Situated near Sunderland, the round barrow at Hasting Hill was excavated by eminent local archaeologist C T Trechmann in 1911. A profuse amount of human remains were found in the barrow, along with a large quantity of pottery.

The range of pottery was diverse, and included numerous Food Vessels, a miniature vessel or incense cup and a Beaker. The miniature vessel was decorated with three incised triangles which met at their points, and was decorated with impressed dots. This was found with the jumbled remains of several people.

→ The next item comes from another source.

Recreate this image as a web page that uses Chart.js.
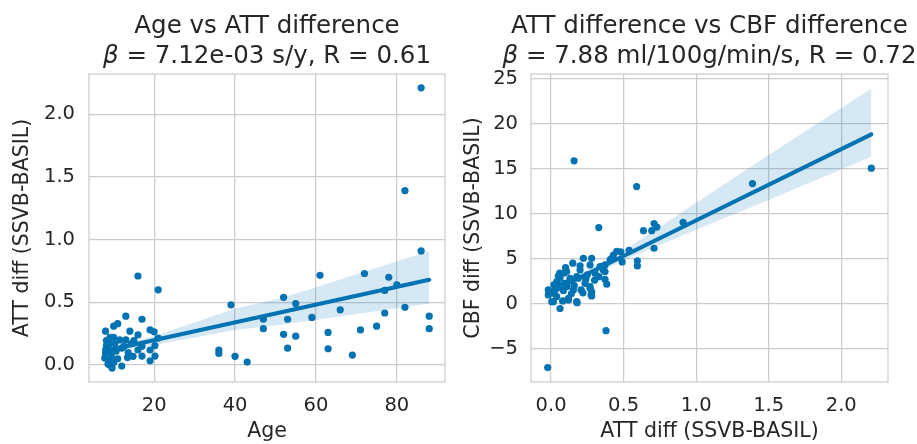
<!DOCTYPE html>
<html><head><meta charset="utf-8">
<script src="https://cdn.jsdelivr.net/npm/chart.js@4"></script>
<style>
html,body{margin:0;padding:0;background:#fff;}
#wrap{position:relative;width:917px;height:444px;overflow:hidden;background:#fff;}
.box{position:absolute;top:0;height:444px;}
</style></head><body>
<div id="wrap">
<div class="box" style="left:0;width:460px"><canvas id="c1"></canvas></div>
<div class="box" style="left:460px;width:457px"><canvas id="c2"></canvas></div>
</div>
<script>
// ---------- data ----------
const ages = [16,21,13,17,11,10,8,14,19,20,16,10,13,15,21,8.2,10.3,12,14.4,17,20.2,8.2,10,13.6,16,19,7.8,9.5,13.4,14.8,17,19,20.2,8.6,9.6,12,9.1,8.2,9.1,8,8.5,9,9.5,10.6,11,12.5,11.5,8,9,10,
  36,36,39,40,43,47,47,52,52,53,53,55,55,59,61,63,63,66,69,71,72,75,77,77,78,80,82,82,86,86,88,88];
const attVsAge = [0.71,0.60,0.39,0.365,0.33,0.31,0.27,0.27,0.28,0.265,0.24,0.22,0.20,0.195,0.215,0.155,0.17,0.135,0.17,0.15,0.155,0.115,0.115,0.10,0.12,0.12,0.056,0.06,0.06,0.07,0.072,0.034,0.072,0.008,-0.024,-0.008,0.034,0.195,0.22,0.09,0.14,0.17,0.10,0.11,0.05,0.15,0.2,0.12,0.0,0.02,
  0.12,0.093,0.48,0.07,0.024,0.365,0.29,0.54,0.245,0.365,0.135,0.49,0.23,0.38,0.715,0.26,0.13,0.44,0.08,0.28,0.73,0.31,0.415,0.595,0.70,0.64,0.46,1.39,2.21,0.91,0.39,0.29];

const attDiff = [0.159,0.59,0.329,0.379,-0.023,0.637,0.694,0.71,0.729,0.91,0.71,0.595,0.595,0.538,0.453,0.48,0.49,1.388,2.207,0.223,0.28,0.15,0.35,0.108,0.2,0.05,0.062,0.131,0.177,0.039,0.097,0.234,0.269,-0.019,0.028,0.085,0.154,0.28,-0.019,0.039,0.12,0.177,0.28,0.016,0.062,0.372,0.384,0.372,0.407,0.418,0.372,0.36,0.18,0.09,0.269,0.269,0.207,0.188,0.131,0.016,0.0,0.005,0.12,0.303,0.338,0.276,0.07,0.11,0.24,0.3,0.05,0.14,0.22,0.08,0.25,0.02,0.16,0.43,0.33,0.2,0.1,0.06];
const cbfDiff = [15.86,13.0,8.45,-3.0,-7.1,8.1,8.1,8.9,8.5,9.04,6.15,4.75,4.19,5.92,5.82,5.76,4.63,13.33,15.04,5.04,5.04,4.49,4.11,3.56,3.74,3.07,2.82,2.82,3.0,2.44,2.26,2.26,1.89,1.52,1.52,1.44,1.52,1.33,0.97,0.78,0.6,0.22,0.86,0.22,-0.55,2.71,2.16,3.56,4.86,5.04,4.3,3.74,0.11,3.4,4.3,1.71,1.52,2.82,2.63,1.16,1.3,0.22,0.41,3.38,4.11,0.97,2.0,1.9,2.7,2.6,1.8,1.1,1.2,0.3,3.2,2.1,2.0,5.4,3.0,4.2,4.0,3.4];

// regression lines and confidence bands
const fitAgeX = [7.8, 88];
const fitAgeY = [0.112, 0.68];
const bandAgeX = [7.8, 20, 40, 51, 60, 88];
const bandAgeUpper = [0.13, 0.23, 0.45, 0.53, 0.62, 0.91];
const bandAgeLower = [0.095, 0.16, 0.28, 0.32, 0.36, 0.49];

const fitAttX = [-0.023, 2.207];
const fitAttY = [1.16, 18.8];
const bandAttX = [-0.023, 0.25, 0.5, 0.75, 1.0, 1.5, 2.207];
const bandAttUpper = [1.6, 3.7, 5.9, 8.5, 11.2, 16.5, 23.9];
const bandAttLower = [0.7, 3.0, 4.8, 6.5, 8.2, 11.5, 16.3];

// ticks
const ticksAge = [20, 40, 60, 80];
const ticksAttLeft = [0, 0.5, 1, 1.5, 2];
const ticksAttRight = [0, 0.5, 1, 1.5, 2];
const ticksCbf = [-5, 0, 5, 10, 15, 20, 25];

// ---------- styling ----------
const BLUE = '#0173b2';
const BAND = 'rgba(1,115,178,0.16)';
const GRID = '#cccccc';
const TXT = '#262626';
const FONT = '"DejaVu Sans", sans-serif';
const TICK_FS = 19.5, LABEL_FS = 20.5, TITLE_FS = 24.5;

const zip = (xs, ys) => xs.map((x, i) => ({x, y: ys[i]}));

const framePlugin = {
  id: 'frame',
  afterDraw(chart) {
    const {ctx, chartArea: a} = chart;
    ctx.save();
    ctx.strokeStyle = GRID; ctx.lineWidth = 1.25;
    ctx.strokeRect(a.left, a.top, a.right - a.left, a.bottom - a.top);
    ctx.restore();
  }
};
const titlePlugin = {
  id: 'twoLineTitle',
  afterDraw(chart, args, opts) {
    const {ctx, chartArea: a} = chart;
    const cx = (a.left + a.right) / 2;
    ctx.save();
    ctx.fillStyle = TXT; ctx.textBaseline = 'alphabetic';
    const normal = `${TITLE_FS}px ${FONT}`, ital = `italic ${TITLE_FS}px ${FONT}`;
    ctx.font = normal; ctx.textAlign = 'center';
    ctx.fillText(opts.line1, cx, 33);
    ctx.textAlign = 'left';
    ctx.font = ital; const w1 = ctx.measureText('β').width;
    ctx.font = normal; const w2 = ctx.measureText(opts.line2).width;
    let x = cx - (w1 + w2) / 2;
    ctx.font = ital; ctx.fillText('β', x, 63);
    ctx.font = normal; ctx.fillText(opts.line2, x + w1, 63);
    ctx.restore();
  }
};

function axis(min, max, ticks, fmt, title, isX, pad, size, titlePad) {
  return {
    type: 'linear', min, max,
    afterBuildTicks: s => { s.ticks = ticks.map(v => ({value: v})); },
    afterFit: s => { if (isX) s.height = size; else s.width = size; },
    grid: {color: GRID, lineWidth: 1.25, drawTicks: false},
    border: {display: false},
    ticks: {color: TXT, font: {family: FONT, size: TICK_FS}, padding: pad, callback: v => fmt(v), maxRotation: 0, autoSkip: false},
    title: {display: true, text: title, color: TXT, font: {family: FONT, size: LABEL_FS}, padding: titlePad}
  };
}
const f1 = v => v.toFixed(1);
const f0 = v => (v < 0 ? '\u2212' + Math.abs(v) : String(v));

function makeChart(id, pts, fitX, fitY, bX, bU, bL, xScale, yScale, padRight, line1, line2) {
  new Chart(document.getElementById(id), {
    type: 'scatter',
    data: {datasets: [
      {data: pts, pointRadius: 3.6, pointHoverRadius: 3.6, backgroundColor: BLUE, borderWidth: 0, order: 3},
      {data: zip(bX, bL), showLine: true, pointRadius: 0, borderWidth: 0, borderColor: 'rgba(0,0,0,0)', fill: false, order: 2},
      {data: zip(bX, bU), showLine: true, pointRadius: 0, borderWidth: 0, borderColor: 'rgba(0,0,0,0)', backgroundColor: BAND, fill: '-1', order: 2},
      {data: zip(fitX, fitY), showLine: true, pointRadius: 0, borderWidth: 4, borderColor: BLUE, borderCapStyle: 'round', fill: false, order: 1}
    ]},
    options: {
      responsive: true, maintainAspectRatio: false, animation: false, devicePixelRatio: 1,
      layout: {padding: {top: 74, right: padRight, bottom: 0, left: 0}},
      scales: {x: xScale, y: yScale},
      plugins: {legend: {display: false}, tooltip: {enabled: false}, twoLineTitle: {line1, line2}}
    },
    plugins: [framePlugin, titlePlugin]
  });
}

makeChart('c1', zip(ages, attVsAge), fitAgeX, fitAgeY, bandAgeX, bandAgeUpper, bandAgeLower,
  axis(3.9, 91.9, ticksAge, f0, 'Age', true, 12, 62, {top: 0, bottom: 0}),
  axis(-0.135, 2.32, ticksAttLeft, f1, 'ATT diff (SSVB-BASIL)', false, 14, 89, {top: 10, bottom: 0}),
  15, 'Age vs ATT difference', ' = 7.12e-03 s/y, R = 0.61');

makeChart('c2', zip(attDiff, cbfDiff), fitAttX, fitAttY, bandAttX, bandAttUpper, bandAttLower,
  axis(-0.138, 2.322, ticksAttRight, f1, 'ATT diff (SSVB-BASIL)', true, 12, 62, {top: 0, bottom: 0}),
  axis(-8.7, 25.5, ticksCbf, f0, 'CBF diff (SSVB-BASIL)', false, 13, 71, {top: 1, bottom: 0}),
  29, 'ATT difference vs CBF difference', ' = 7.88 ml/100g/min/s, R = 0.72');
</script>
</body></html>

Fragment of miniature vessel from Hasting Hill, Sunderland

 

Towards the edge of the burial mound an inverted Food Vessel was found inverted over cremated human remains. This Food Vessel was comparatively simple compared to some – bipartite with a cavetto zone and diagonal stabs on the mouldings. The rim is decorated with a herringbone stab pattern.

 

Complete Food Vessel from Hasting Hill, Sunderland

 

The Beaker was also very simply made, with decoration limited to simple oblique indentations on the body. This demonstrates the diversity within the pottery group, with very simple vessels ranging to very complex ones. Every pot was made by an individual who made choices about what they wanted the final pot to look like, and this means that no two pots are the same.

 

Miket, R. 1984 “The Prehistory of Tyne and Wear” Northumberland Archaeological Group’

 

The pottery is held at Sunderland Museum and Winter Gardens; several of the pots are currently on display.